これらの分析を行う際には、Pythonのpandasやscikit-learn、データ可視化ライブラリ(Matplotlib, Seabornなど)といったツールが役立ちます。
データ活用プロセスと考慮すべき点
データに基づいたチーム組成は、以下のプロセスで進めることが考えられます。
- 要件定義: チームが達成すべき目標、期間、必要なスキルセット、チーム規模などの要件を明確にします。
- データ収集・前処理: 上記で挙げたようなデータソースから必要な情報を収集し、分析可能な形式に加工します。異なるシステムからのデータを統合し、クリーニングする作業が必要になります。
- データ分析・可視化: 収集・加工したデータを分析し、スキルマップ、貢献度パターン、役割バランスなどの指標を算出・可視化します。
- 構成案の検討: 分析結果に基づき、複数のチーム構成案を検討します。特定のスキルギャップを埋める、経験豊富なメンバーと若手メンバーのバランスを取る、コミュニケーションの円滑さを考慮するなど、様々な観点から候補案を作成します。
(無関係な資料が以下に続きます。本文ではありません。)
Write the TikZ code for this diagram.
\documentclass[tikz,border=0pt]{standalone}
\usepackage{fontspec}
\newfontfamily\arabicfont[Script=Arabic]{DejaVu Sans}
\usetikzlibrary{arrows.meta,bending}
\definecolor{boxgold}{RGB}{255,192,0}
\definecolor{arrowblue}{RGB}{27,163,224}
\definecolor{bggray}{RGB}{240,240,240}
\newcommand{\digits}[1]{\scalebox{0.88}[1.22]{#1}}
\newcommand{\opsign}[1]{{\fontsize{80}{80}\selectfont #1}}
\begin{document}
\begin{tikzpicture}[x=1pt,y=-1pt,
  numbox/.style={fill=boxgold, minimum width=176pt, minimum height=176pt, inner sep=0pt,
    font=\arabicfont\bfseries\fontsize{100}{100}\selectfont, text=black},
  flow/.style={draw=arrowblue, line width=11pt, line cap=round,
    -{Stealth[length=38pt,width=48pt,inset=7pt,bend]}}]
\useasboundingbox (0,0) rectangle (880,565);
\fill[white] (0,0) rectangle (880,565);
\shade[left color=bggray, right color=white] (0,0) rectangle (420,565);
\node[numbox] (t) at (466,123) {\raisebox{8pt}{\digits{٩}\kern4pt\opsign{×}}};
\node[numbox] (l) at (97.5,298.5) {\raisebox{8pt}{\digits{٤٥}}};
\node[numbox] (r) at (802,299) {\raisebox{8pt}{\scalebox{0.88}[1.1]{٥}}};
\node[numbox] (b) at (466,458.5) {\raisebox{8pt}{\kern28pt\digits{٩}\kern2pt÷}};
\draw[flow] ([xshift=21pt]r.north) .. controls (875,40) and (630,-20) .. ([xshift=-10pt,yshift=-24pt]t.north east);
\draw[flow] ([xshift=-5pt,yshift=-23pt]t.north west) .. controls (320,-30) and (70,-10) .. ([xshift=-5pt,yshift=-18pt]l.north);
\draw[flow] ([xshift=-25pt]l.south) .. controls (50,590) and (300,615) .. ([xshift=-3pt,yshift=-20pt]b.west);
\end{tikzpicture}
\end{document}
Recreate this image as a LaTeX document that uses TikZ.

- 関係者との議論・合意形成: 作成した構成案と分析結果を、チームリーダー、エンジニアリングマネージャー、メンバー本人など関係者と共有し、議論を行います。データはあくまで意思決定をサポートするためのものであり、メンバーの意向、キャリア志向、チーム間の依存関係といった定性的な要素も考慮に入れることが重要です。
- 構成決定・実施: 関係者間の合意形成を経て、最終的なチーム構成を決定し、実施します。
- パフォーマンスモニタリングと改善: 新しいチーム体制での活動を開始した後も、チームのパフォーマンスを継続的にモニタリングし、必要に応じて人員配置の調整や改善を行います。これは、データに基づいた意思決定が一度きりのイベントではなく、継続的なプロセスであるべきことを示唆しています。
このプロセスにおいて、データは絶対的な正解を示すものではなく、あくまで意思決定の精度を高めるための補助ツールであることを理解しておく必要があります。人間の判断や経験、そしてメンバーとの対話が不可欠です。また、データの取得・分析は手間がかかる作業ですので、全てのチーム組成に対して詳細なデータ分析を行うのではなく、特に重要性の高いプロジェクトや大規模な組織変更の際に重点的に活用するといったメリハリも重要です。
まとめ
データに基づいたチーム組成・人員配置は、経験や直感に客観的な視点を加えることで、より効果的で、再現性があり、バイアスを排除した意思決定を可能にします。メンバーのスキル、経験、貢献度、役割適性といった多様なデータを収集・分析し、スキルマップ、役割バランス指標、活動パターンの分析などを活用することで、チームのパフォーマンス最大化を目指すための具体的な知見を得ることができます。
データの収集や分析には技術的なスキルと倫理的な配慮が求められますが、これはデータ分析ライブラリの利用経験があるエンジニアの皆さんにとって、チーム運営というより高次の課題に対して自身のスキルを応用する絶好の機会となるでしょう。データは、チームのポテンシャルを最大限に引き出し、メンバー一人ひとりが活き活きと貢献できる環境を作るための一助となる可能性を秘めています。本記事で紹介したアプローチが、皆さんのチーム運営におけるデータ活用のヒントとなれば幸いです。